Data extract:
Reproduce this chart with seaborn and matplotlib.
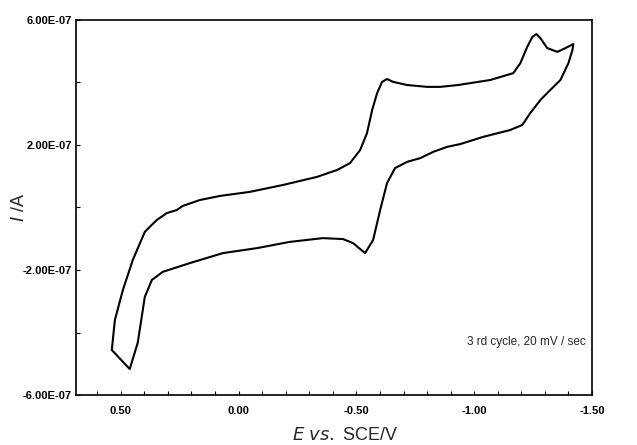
import matplotlib
matplotlib.use("Agg")
import matplotlib.pyplot as plt
import seaborn as sns
import numpy as np
import pandas as pd

# Potential (V vs SCE) along the 3rd cycle, in scan order
potential = [0.538, 0.525, 0.491, 0.449, 0.398, 0.377, 0.347, 0.305, 0.262, 0.237,
             0.164, 0.079, -0.048, -0.188, -0.333, -0.418, -0.473, -0.516, -0.545, -0.567,
             -0.588, -0.609, -0.630, -0.656, -0.715, -0.800, -0.856, -0.932, -0.983, -1.068,
             -1.166, -1.196, -1.225, -1.247, -1.264, -1.281, -1.310, -1.353, -1.387, -1.421,
             -1.417, -1.400, -1.366, -1.323, -1.281, -1.238, -1.204, -1.153, -1.038, -0.941,
             -0.885, -0.826, -0.771, -0.715, -0.664, -0.630, -0.601, -0.571, -0.537, -0.486,
             -0.443, -0.358, -0.218, -0.078, 0.067, 0.207, 0.322, 0.368, 0.398, 0.428,
             0.462, 0.538]
# Current in units of 1e-7 A
current_e7 = [-4.56, -3.60, -2.64, -1.68, -0.78, -0.62, -0.40, -0.18, -0.08, 0.05,
              0.24, 0.37, 0.50, 0.72, 0.98, 1.20, 1.42, 1.84, 2.38, 3.12,
              3.66, 4.02, 4.11, 4.02, 3.92, 3.86, 3.86, 3.92, 3.98, 4.08,
              4.30, 4.62, 5.14, 5.46, 5.55, 5.42, 5.10, 4.98, 5.10, 5.23,
              5.04, 4.62, 4.08, 3.76, 3.44, 3.02, 2.64, 2.48, 2.26, 2.03,
              1.94, 1.78, 1.58, 1.46, 1.26, 0.78, -0.08, -1.04, -1.46, -1.14,
              -1.01, -0.98, -1.10, -1.30, -1.46, -1.78, -2.06, -2.32, -2.86, -4.33,
              -5.17, -4.56]

x_ticks = [0.5, 0.0, -0.5, -1.0, -1.5]
x_ticklabels = ["0.50", "0.00", "-0.50", "-1.00", "-1.50"]
y_ticks = [6e-7, 4e-7, 2e-7, 0.0, -2e-7, -4e-7, -6e-7]
y_ticklabels = ["6.00E-07", "", "2.00E-07", "", "-2.00E-07", "", "-6.00E-07"]

sns.set_style("white")
plt.rcParams['font.family'] = ['Liberation Sans', 'DejaVu Sans']

df = pd.DataFrame({"E": potential, "I": np.array(current_e7) * 1e-7,
                   "order": np.arange(len(potential))})

fig = plt.figure(figsize=(6.37, 4.45), dpi=100)
ax = fig.add_axes([76/637, 1 - 395/445, (592-76)/637, (395-20)/445])
sns.lineplot(data=df, x="E", y="I", sort=False, estimator=None, color="black",
             linewidth=1.5, ax=ax)

ax.set_xlim(0.69, -1.5)
ax.set_ylim(-6e-7, 6e-7)
ax.set_xticks(x_ticks)
ax.set_xticklabels(x_ticklabels, fontsize=8, fontweight="bold")
ax.set_xticks(np.arange(-1.5, 0.69, 0.1), minor=True)
ax.set_yticks(y_ticks)
ax.set_yticklabels(y_ticklabels, fontsize=8, fontweight="bold")
ax.tick_params(axis="both", which="both", direction="in", length=3, width=0.8,
               color="black", labelcolor="black", bottom=True, left=True)
ax.tick_params(axis="x", which="major", pad=8)
ax.tick_params(axis="y", which="major", pad=3)
for s in ax.spines.values():
    s.set_color("black")
    s.set_linewidth(1.2)

ax.set_xlabel(r"$E$ $vs.$ SCE/V", fontsize=13)
ax.xaxis.set_label_coords(0.521, -0.085)
ax.set_ylabel(r"$I$ /A", fontsize=13)
ax.yaxis.set_label_coords(-0.093, 0.5)
ax.text(0.988, 0.142, "3 rd cycle, 20 mV / sec", transform=ax.transAxes,
        ha="right", va="center", fontsize=8.5)

fig.savefig("out.png", dpi=100)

Your task:
Leave out the pictures and repeat exactly the lines from the start of the material through the line that contains "-5.17, -4.56]", both included.

Solution:
Reproduce this chart with seaborn and matplotlib.
import matplotlib
matplotlib.use("Agg")
import matplotlib.pyplot as plt
import seaborn as sns
import numpy as np
import pandas as pd

# Potential (V vs SCE) along the 3rd cycle, in scan order
potential = [0.538, 0.525, 0.491, 0.449, 0.398, 0.377, 0.347, 0.305, 0.262, 0.237,
             0.164, 0.079, -0.048, -0.188, -0.333, -0.418, -0.473, -0.516, -0.545, -0.567,
             -0.588, -0.609, -0.630, -0.656, -0.715, -0.800, -0.856, -0.932, -0.983, -1.068,
             -1.166, -1.196, -1.225, -1.247, -1.264, -1.281, -1.310, -1.353, -1.387, -1.421,
             -1.417, -1.400, -1.366, -1.323, -1.281, -1.238, -1.204, -1.153, -1.038, -0.941,
             -0.885, -0.826, -0.771, -0.715, -0.664, -0.630, -0.601, -0.571, -0.537, -0.486,
             -0.443, -0.358, -0.218, -0.078, 0.067, 0.207, 0.322, 0.368, 0.398, 0.428,
             0.462, 0.538]
# Current in units of 1e-7 A
current_e7 = [-4.56, -3.60, -2.64, -1.68, -0.78, -0.62, -0.40, -0.18, -0.08, 0.05,
              0.24, 0.37, 0.50, 0.72, 0.98, 1.20, 1.42, 1.84, 2.38, 3.12,
              3.66, 4.02, 4.11, 4.02, 3.92, 3.86, 3.86, 3.92, 3.98, 4.08,
              4.30, 4.62, 5.14, 5.46, 5.55, 5.42, 5.10, 4.98, 5.10, 5.23,
              5.04, 4.62, 4.08, 3.76, 3.44, 3.02, 2.64, 2.48, 2.26, 2.03,
              1.94, 1.78, 1.58, 1.46, 1.26, 0.78, -0.08, -1.04, -1.46, -1.14,
              -1.01, -0.98, -1.10, -1.30, -1.46, -1.78, -2.06, -2.32, -2.86, -4.33,
              -5.17, -4.56]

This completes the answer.